A Note on Sustainable Wood Sourcing from Santa Cruz Guitar Company

Sponsored by Santa Cruz Guitar Company:

Building guitars for exceptional sound begins with honoring those practices evolved from millenia of experimentation yielding the noble modern violin. This isn’t about the wonderfully practical folk instruments made from whatever was at hand. These trade secrets were born from a lineage of makers determined to provide a tool of superior fidelity to allow a player to express their deepest emotions through music. The prized tone of a 200 year old violin merits praise for the skills of the maker, though those can be matched, or even exceeded, by contemporary luthiers today. 

From an acoustic physics perspective, the biggest contributor to the vintage violin’s impressive voice comes from the time enhanced resonance of the wood itself. The legendary builders of the 1700’s knew to use woods acquired from preceding masters and they, in turn, acquired aging wood to be passed on to their future protogés. 

As the wood ages through the generations, this sticky lifeblood of the living tree isn’t hardened by drying the wood. The scientific term for this phenomenon is the process of polymerization. Polymerization of the tree’s resins is a progressive process that transforms sound-deadening tree sap into a uber-resonant crystal-like form. Given a few hundred years from the living tree, the violin’s Spruce top gains a greatly enhanced ability to amplify the energy of its strings.

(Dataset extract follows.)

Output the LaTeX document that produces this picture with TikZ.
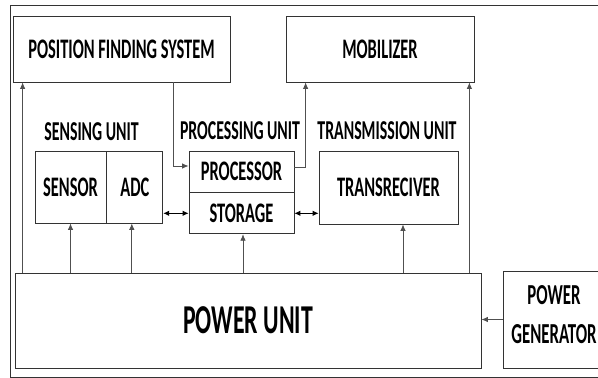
\documentclass[tikz,border=0pt]{standalone}
\usepackage{fontspec}
\usepackage{graphicx}
\setmainfont{Carlito}
\usetikzlibrary{arrows.meta}
\newcommand{\cz}[1]{\scalebox{0.58}[1]{#1}}
\definecolor{bord}{HTML}{333333}
\definecolor{wire}{HTML}{505050}
\tikzset{
  box/.style={draw=bord, line width=0.8pt, rectangle, inner sep=0pt, font=\bfseries\fontsize{28.3}{28.3}\selectfont},
  lbl/.style={inner sep=0pt, font=\bfseries\fontsize{27.3}{27.3}\selectfont},
  wirearr/.style={draw=wire, line width=0.8pt, -{Latex[length=6.5pt,width=5.5pt]}},
  dblarr/.style={draw=black, line width=0.9pt, {Latex[length=6pt,width=5.5pt]}-{Latex[length=6pt,width=5.5pt]}},
}
\begin{document}
\begin{tikzpicture}[x=1pt,y=-1pt]
\useasboundingbox (0,0) rectangle (598,378);
\clip (0,0) rectangle (598,378);
\fill[white] (0,0) rectangle (598,378);
% outer frame
\draw[bord, line width=0.8pt] (10,5) -- (610,5) (10,5) -- (10,377) -- (610,377);
% boxes
\node[box, minimum width=217pt, minimum height=66pt] (pfs) at (121.5,49) {\raisebox{-1.5pt}{\cz{POSITION FINDING SYSTEM}}};
\node[box, minimum width=188pt, minimum height=66pt] (mob) at (380,49) {\raisebox{-1.5pt}{\cz{MOBILIZER}}};
\node[box, minimum width=71pt, minimum height=72pt] (sensor) at (70.5,187) {\cz{SENSOR}};
\node[box, minimum width=56pt, minimum height=72pt, anchor=west] (adc) at (sensor.east) {\cz{ADC}};
\node[box, minimum width=105pt, minimum height=41pt] (proc) at (241.5,171.5) {\raisebox{-2pt}{\cz{PROCESSOR}}};
\node[box, minimum width=105pt, minimum height=41pt, anchor=north] (stor) at (proc.south) {\cz{STORAGE}};
\node[box, minimum width=139pt, minimum height=73pt] (trx) at (388.5,187.5) {\cz{TRANSRECIVER}};
\node[box, minimum width=466pt, minimum height=95pt, font=\bfseries\fontsize{41}{41}\selectfont] (pu) at (248,320.5) {\raisebox{-4pt}{\cz{POWER UNIT}}};
\node[box, minimum width=102pt, minimum height=97pt] (gen) at (554,319.5) {};
\node[inner sep=0pt, align=center, font=\bfseries\fontsize{29}{39}\selectfont] (gentext) at (554,314.5) {\cz{POWER}\\\cz{GENERATOR}};
% unit labels
\node[lbl] (slbl) at (91.5,132) {\cz{SENSING UNIT}};
\node[lbl] (plbl) at (240,130.5) {\cz{PROCESSING UNIT}};
\node[lbl] (tlbl) at (387,131) {\cz{TRANSMISSION UNIT}};
% connectors
\draw[wirearr] ([xshift=10pt]pfs.south west |- pu.north) -- ([xshift=10pt]pfs.south west);
\draw[wirearr] ([xshift=-5pt]mob.south east |- pu.north) -- ([xshift=-5pt]mob.south east);
\draw[wirearr] (sensor.south |- pu.north) -- (sensor.south);
\draw[wirearr] ([xshift=-3pt]adc.south |- pu.north) -- ([xshift=-3pt]adc.south);
\draw[wirearr] ([xshift=1.5pt]stor.south |- pu.north) -- ([xshift=1.5pt]stor.south);
\draw[wirearr] ([xshift=14.5pt]trx.south |- pu.north) -- ([xshift=14.5pt]trx.south);
\draw[wirearr] ([xshift=51.5pt]pfs.south) |- ([yshift=5.5pt]proc.west);
\draw[wirearr] ([yshift=4.5pt]proc.east) -| ([xshift=20pt]mob.south west);
\draw[dblarr] (adc.east |- stor.west) -- (stor.west);
\draw[dblarr] (stor.east) -- (stor.east -| trx.west);
\draw[wirearr] (gen.west) -- (pu.east |- gen.west);
\end{tikzpicture}
\end{document}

It wouldn’t pay to build instruments and wait two centuries for them to become fully resonant before selling them, though Santa Cruz Guitar Company gains that advantage by beginning with really old wood. This aligns beautifully with the company’s decades long dedication to using reclaimed materials for both superior tone and environmental responsibility.

Our sourcing from responsibly harvested timbers was inspired by seeing firsthand the heartbreak of commercial lumber practices obliterating virgin ecosystems while erasing the livelihoods and traditions that were their native culture’s birthright.

Even at our modest production acquiring a dependable supply of woods from naturally downed trees, dead standing timber, reclamation from historic structures or inventories required forging relationships with local families and developing trust with those who shared our values.

Decades ago, one went to the source or worked with those who had direct connections within India, South America, Alaska, British Columbia and rural regions of the U.S. In Europe it may be necessary to convince a proprietor of a 500 year old family Spruce business that we wouldn’t be wasting their precious sustainably harvested violin wood on American folk guitars. 

After 47 years of practice we are working with the second and third generations of our original family connections. We’ve helped introduce them to the ever growing numbers of exceptional American luthiers to gain confidence in selling online to individuals six thousand miles away.

One of my joys is still the hunt and the thrill of acquiring new tone woods and new friends.

This year brought us 100 year old Brazilian Rosewood and Mahogany left over from the 1910 creation of an historic Pennsylvania Cathedral and beautiful virgin Redwood from the restoration of an 1820’s Northern California Orthodox chapel in a fort built by Russians competing with Spain and America to exploit the resources of a new continent. Santa Cruz Guitar’s open source philosophy of sharing technique and supply resources has always brought us more than we give. In that spirit we gladly share these hard earned connections to the right stuff in the hope that our success will influence others in responsible and sustainable practices for a more musical world.